DATASET EXTRACT:
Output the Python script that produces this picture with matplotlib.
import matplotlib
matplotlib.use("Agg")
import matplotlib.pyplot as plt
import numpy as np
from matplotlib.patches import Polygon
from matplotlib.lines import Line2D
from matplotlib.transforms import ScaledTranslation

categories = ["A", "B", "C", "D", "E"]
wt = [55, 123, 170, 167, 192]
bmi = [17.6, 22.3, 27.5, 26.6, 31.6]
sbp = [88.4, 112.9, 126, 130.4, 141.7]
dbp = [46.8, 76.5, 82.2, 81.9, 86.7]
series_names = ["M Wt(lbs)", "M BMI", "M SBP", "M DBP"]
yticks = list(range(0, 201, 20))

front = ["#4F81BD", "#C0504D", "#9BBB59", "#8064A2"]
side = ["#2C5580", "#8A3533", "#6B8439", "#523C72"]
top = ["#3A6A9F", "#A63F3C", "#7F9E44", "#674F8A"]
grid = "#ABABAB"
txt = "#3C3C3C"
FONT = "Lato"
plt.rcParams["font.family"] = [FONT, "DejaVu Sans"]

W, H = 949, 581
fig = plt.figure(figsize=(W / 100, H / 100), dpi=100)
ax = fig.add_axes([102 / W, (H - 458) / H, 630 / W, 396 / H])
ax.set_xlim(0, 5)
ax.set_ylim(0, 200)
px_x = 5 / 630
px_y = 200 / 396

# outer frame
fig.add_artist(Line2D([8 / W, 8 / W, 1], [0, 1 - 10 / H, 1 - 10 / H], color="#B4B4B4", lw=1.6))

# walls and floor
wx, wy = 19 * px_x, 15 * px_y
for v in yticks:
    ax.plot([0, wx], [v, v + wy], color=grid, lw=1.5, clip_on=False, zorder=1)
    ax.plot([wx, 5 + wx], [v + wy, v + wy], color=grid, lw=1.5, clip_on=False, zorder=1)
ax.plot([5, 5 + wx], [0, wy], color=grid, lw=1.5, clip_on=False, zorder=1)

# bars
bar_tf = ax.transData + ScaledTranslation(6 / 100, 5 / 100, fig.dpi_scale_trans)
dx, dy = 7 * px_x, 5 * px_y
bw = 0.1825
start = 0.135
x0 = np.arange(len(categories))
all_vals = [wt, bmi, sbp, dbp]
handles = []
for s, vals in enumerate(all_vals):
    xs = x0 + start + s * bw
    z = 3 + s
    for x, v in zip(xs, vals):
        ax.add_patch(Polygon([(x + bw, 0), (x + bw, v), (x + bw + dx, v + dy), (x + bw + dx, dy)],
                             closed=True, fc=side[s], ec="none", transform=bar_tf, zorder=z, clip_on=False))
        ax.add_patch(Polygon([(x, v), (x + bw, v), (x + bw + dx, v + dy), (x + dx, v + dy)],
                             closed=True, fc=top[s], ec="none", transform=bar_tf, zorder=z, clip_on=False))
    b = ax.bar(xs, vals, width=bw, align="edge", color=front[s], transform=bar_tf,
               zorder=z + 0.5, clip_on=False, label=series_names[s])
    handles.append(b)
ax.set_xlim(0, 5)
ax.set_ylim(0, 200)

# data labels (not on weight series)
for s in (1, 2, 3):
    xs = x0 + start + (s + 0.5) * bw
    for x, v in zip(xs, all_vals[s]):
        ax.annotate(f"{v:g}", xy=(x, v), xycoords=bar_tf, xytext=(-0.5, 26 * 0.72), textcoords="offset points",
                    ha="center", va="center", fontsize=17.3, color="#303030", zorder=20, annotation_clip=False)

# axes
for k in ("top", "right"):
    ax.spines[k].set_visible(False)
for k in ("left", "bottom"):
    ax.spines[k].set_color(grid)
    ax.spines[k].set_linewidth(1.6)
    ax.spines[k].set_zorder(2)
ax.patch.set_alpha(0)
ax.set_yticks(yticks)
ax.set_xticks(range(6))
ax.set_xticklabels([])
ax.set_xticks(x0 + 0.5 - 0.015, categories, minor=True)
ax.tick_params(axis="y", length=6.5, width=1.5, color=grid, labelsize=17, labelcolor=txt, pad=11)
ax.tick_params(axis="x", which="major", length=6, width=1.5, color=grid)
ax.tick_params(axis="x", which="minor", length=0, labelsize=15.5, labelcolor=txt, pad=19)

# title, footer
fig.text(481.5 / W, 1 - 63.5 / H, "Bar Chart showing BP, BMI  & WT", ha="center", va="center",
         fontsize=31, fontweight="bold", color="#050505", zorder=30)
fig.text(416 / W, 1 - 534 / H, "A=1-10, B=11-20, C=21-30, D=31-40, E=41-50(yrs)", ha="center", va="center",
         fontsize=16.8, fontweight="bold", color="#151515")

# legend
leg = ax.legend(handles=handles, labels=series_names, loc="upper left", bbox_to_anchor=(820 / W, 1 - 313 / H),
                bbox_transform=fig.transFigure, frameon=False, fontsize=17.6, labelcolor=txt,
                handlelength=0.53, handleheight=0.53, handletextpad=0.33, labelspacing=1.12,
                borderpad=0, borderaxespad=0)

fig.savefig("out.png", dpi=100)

---

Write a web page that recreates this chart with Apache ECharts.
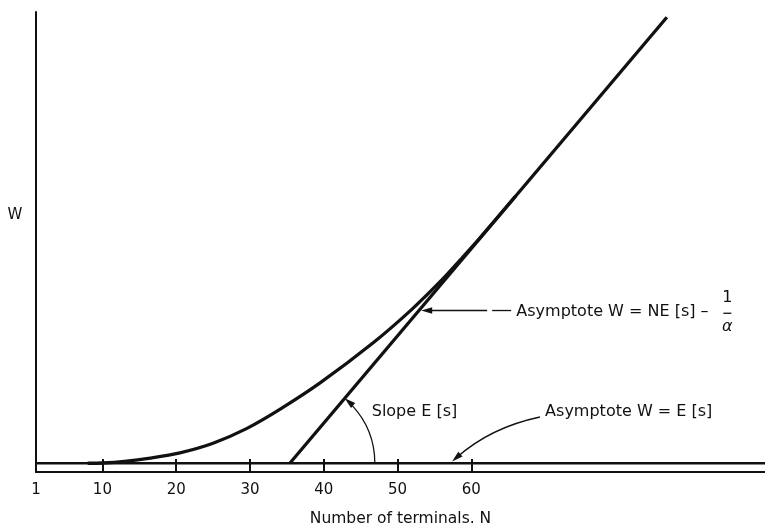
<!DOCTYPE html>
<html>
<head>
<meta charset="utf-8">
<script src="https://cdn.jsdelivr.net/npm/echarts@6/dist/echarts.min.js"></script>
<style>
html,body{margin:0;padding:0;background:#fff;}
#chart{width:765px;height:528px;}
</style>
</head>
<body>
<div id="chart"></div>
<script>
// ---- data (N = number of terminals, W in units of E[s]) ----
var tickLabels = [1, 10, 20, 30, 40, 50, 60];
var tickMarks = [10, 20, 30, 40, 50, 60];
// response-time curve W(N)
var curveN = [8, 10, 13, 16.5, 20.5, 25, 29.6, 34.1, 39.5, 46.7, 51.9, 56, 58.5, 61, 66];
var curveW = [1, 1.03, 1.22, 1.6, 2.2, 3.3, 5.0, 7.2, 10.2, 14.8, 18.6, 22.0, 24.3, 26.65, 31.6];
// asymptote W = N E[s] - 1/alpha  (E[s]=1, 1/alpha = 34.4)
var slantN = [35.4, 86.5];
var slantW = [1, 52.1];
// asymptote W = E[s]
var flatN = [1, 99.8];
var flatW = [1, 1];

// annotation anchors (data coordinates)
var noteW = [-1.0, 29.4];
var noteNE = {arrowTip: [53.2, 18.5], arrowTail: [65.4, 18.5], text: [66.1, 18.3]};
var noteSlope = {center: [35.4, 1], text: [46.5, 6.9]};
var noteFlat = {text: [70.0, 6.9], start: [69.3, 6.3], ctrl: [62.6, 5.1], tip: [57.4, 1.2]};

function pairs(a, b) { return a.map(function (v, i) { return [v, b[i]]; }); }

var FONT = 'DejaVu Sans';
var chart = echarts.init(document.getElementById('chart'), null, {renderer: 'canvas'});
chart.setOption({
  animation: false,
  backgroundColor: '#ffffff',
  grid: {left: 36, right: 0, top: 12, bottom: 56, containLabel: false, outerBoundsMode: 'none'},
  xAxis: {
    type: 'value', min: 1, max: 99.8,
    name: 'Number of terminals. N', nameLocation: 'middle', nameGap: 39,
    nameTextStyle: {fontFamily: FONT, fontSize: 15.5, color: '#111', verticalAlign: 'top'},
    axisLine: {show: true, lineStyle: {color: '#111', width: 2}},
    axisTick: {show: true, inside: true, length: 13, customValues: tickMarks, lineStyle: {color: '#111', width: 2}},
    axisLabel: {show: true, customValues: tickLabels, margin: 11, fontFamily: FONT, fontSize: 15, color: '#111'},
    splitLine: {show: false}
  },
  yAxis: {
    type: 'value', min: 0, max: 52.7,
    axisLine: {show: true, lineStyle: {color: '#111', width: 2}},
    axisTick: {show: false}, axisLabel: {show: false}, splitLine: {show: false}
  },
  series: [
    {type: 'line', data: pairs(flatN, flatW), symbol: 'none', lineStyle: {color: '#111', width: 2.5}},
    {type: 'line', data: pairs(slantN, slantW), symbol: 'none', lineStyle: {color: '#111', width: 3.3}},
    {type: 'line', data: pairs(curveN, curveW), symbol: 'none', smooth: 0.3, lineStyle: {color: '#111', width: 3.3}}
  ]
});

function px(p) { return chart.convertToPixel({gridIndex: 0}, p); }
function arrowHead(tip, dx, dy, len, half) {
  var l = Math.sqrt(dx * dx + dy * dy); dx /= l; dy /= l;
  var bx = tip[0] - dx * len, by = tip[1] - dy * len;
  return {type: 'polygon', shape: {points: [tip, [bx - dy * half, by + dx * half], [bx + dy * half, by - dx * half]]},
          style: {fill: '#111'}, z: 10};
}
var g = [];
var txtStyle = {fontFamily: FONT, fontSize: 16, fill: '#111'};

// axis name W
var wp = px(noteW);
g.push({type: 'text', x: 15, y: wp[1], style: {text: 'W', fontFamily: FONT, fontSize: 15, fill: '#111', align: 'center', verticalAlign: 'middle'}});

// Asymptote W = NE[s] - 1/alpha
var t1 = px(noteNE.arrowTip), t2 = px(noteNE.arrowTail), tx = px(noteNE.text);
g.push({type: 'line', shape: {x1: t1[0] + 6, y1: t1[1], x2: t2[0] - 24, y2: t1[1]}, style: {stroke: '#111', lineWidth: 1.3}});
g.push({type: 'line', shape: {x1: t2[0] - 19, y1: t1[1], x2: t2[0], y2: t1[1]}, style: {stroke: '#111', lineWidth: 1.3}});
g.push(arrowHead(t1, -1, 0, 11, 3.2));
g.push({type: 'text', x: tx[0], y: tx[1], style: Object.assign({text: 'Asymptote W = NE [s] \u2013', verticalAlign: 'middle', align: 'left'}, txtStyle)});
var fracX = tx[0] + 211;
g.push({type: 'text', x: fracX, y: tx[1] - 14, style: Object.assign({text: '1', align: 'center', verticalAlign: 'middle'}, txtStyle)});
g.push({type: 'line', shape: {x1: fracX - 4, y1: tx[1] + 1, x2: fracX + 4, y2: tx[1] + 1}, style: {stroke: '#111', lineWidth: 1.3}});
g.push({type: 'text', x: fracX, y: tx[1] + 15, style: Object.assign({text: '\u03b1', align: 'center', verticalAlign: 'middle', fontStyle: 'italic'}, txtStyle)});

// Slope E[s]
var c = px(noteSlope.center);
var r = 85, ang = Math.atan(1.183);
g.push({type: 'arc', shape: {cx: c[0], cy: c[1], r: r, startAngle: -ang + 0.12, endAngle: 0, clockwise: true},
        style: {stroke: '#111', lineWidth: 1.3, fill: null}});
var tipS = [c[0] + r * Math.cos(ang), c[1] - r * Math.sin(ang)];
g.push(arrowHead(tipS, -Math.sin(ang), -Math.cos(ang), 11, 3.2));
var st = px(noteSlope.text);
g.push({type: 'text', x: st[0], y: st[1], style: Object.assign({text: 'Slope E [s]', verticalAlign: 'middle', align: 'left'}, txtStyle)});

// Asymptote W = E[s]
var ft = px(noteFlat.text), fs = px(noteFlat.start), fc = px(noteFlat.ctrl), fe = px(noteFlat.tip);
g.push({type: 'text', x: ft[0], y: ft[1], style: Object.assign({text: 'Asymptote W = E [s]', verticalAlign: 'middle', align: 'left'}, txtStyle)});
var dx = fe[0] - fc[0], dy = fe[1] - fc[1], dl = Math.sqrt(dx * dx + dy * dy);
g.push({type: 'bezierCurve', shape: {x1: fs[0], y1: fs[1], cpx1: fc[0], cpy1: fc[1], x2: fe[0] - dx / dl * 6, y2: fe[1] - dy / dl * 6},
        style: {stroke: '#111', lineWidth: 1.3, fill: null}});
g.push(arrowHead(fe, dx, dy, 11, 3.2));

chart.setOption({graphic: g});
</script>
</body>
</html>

TASK OBJECTIVE: Only the lines from the one holding "Output the Python" through the one holding "from matplotlib.transforms import" are wanted; retype them exactly.

OUTPUT FOR THIS TASK:
Output the Python script that produces this picture with matplotlib.
import matplotlib
matplotlib.use("Agg")
import matplotlib.pyplot as plt
import numpy as np
from matplotlib.patches import Polygon
from matplotlib.lines import Line2D
from matplotlib.transforms import ScaledTranslation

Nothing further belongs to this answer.